Don't even start, man.   I've essentially known this girl for less than two weeks but we've been talking a lot, doing stuff together, and generally really hitting it off.  At the very least I'm in the initial pre-friendzoning stage; it's up to me to make a move before I get friendzoned, and I intend to.

Unfortunately, it might not be this movie.  She's very close to her roommate and has been planning to see this movie with her, and me coming along more out of interest in her than the movie would leave no party involved comfortable.


----------



## Wuzzman (Jan 29, 2013)

Its not even nearly as bad.


----------



## Wuzzman (Jan 29, 2013)

Oman said:


> Don't even start, man.   I've essentially known this girl for less than two weeks but we've been talking a lot, doing stuff together, and generally really hitting it off.  At the very least I'm in the initial pre-friendzoning stage; it's up to me to make a move before I get friendzoned, and I intend to.
> 
> Unfortunately, it might not be this movie.  She's very close to her roommate and has been planning to see this movie with her, and me coming along more out of interest in her than the movie would leave no party involved comfortable.

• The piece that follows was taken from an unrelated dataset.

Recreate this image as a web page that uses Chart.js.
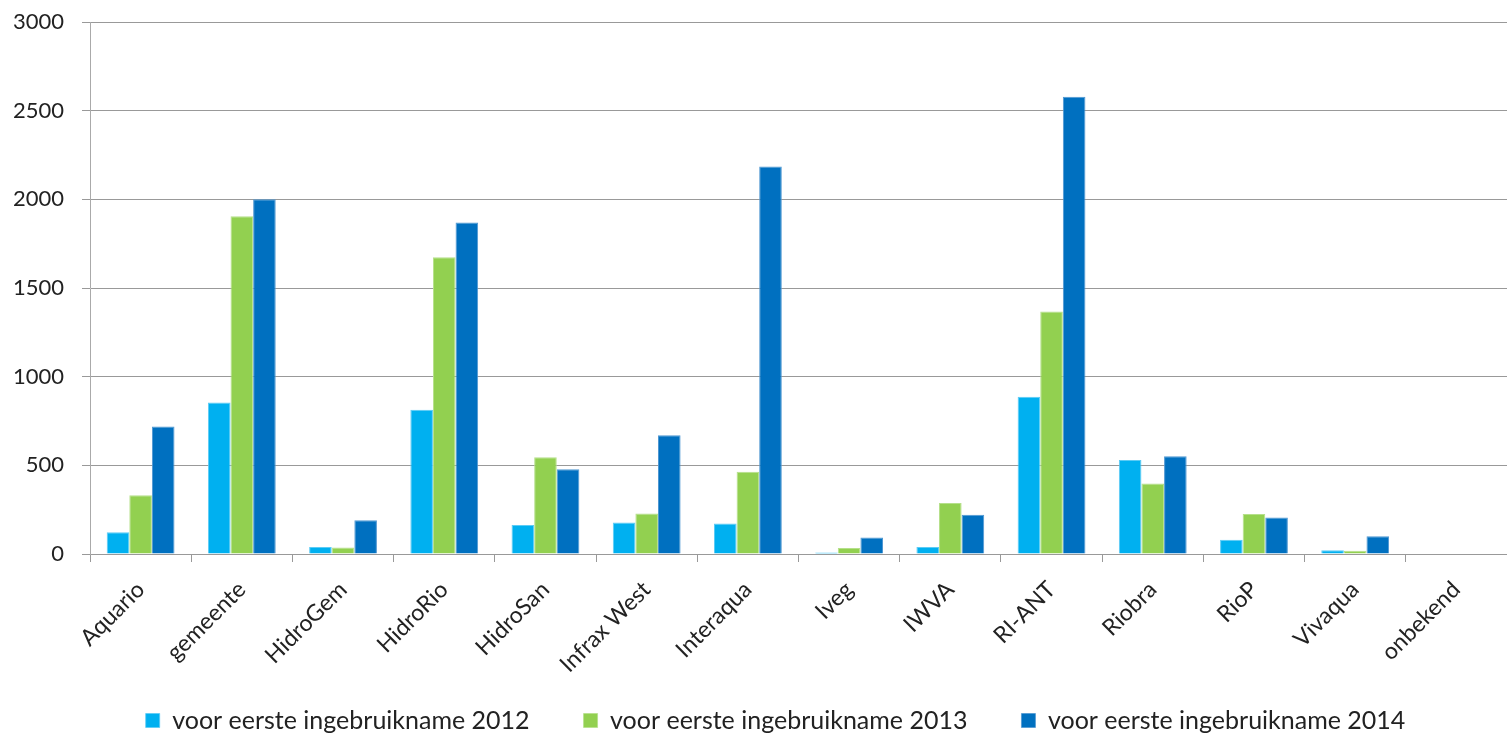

I wouldn't go, never volunteer to be a third wheel if no drinking or dancing involved.


----------



## Wan (Jan 29, 2013)

Wuzzman said:


> I wouldn't go, never volunteer to be a third wheel if no drinking or dancing involved.



Yeah, that's what I was thinking.  Well, minus the drinking and dancing part.  Maybe if she enjoys the movie enough she'll be up for a second viewing with me...


----------



## Wuzzman (Jan 29, 2013)

Hey you gotta do one or the other, if not old enough for one, and too self consciousness for the other, you *may* just have to be a third wheel and cross your fingers.


----------



## Wan (Jan 29, 2013)

Wuzzman said:


> Hey you gotta do one or the other, if not old enough for one, and too self consciousness for the other, you *may* just have to be a third wheel and cross your fingers.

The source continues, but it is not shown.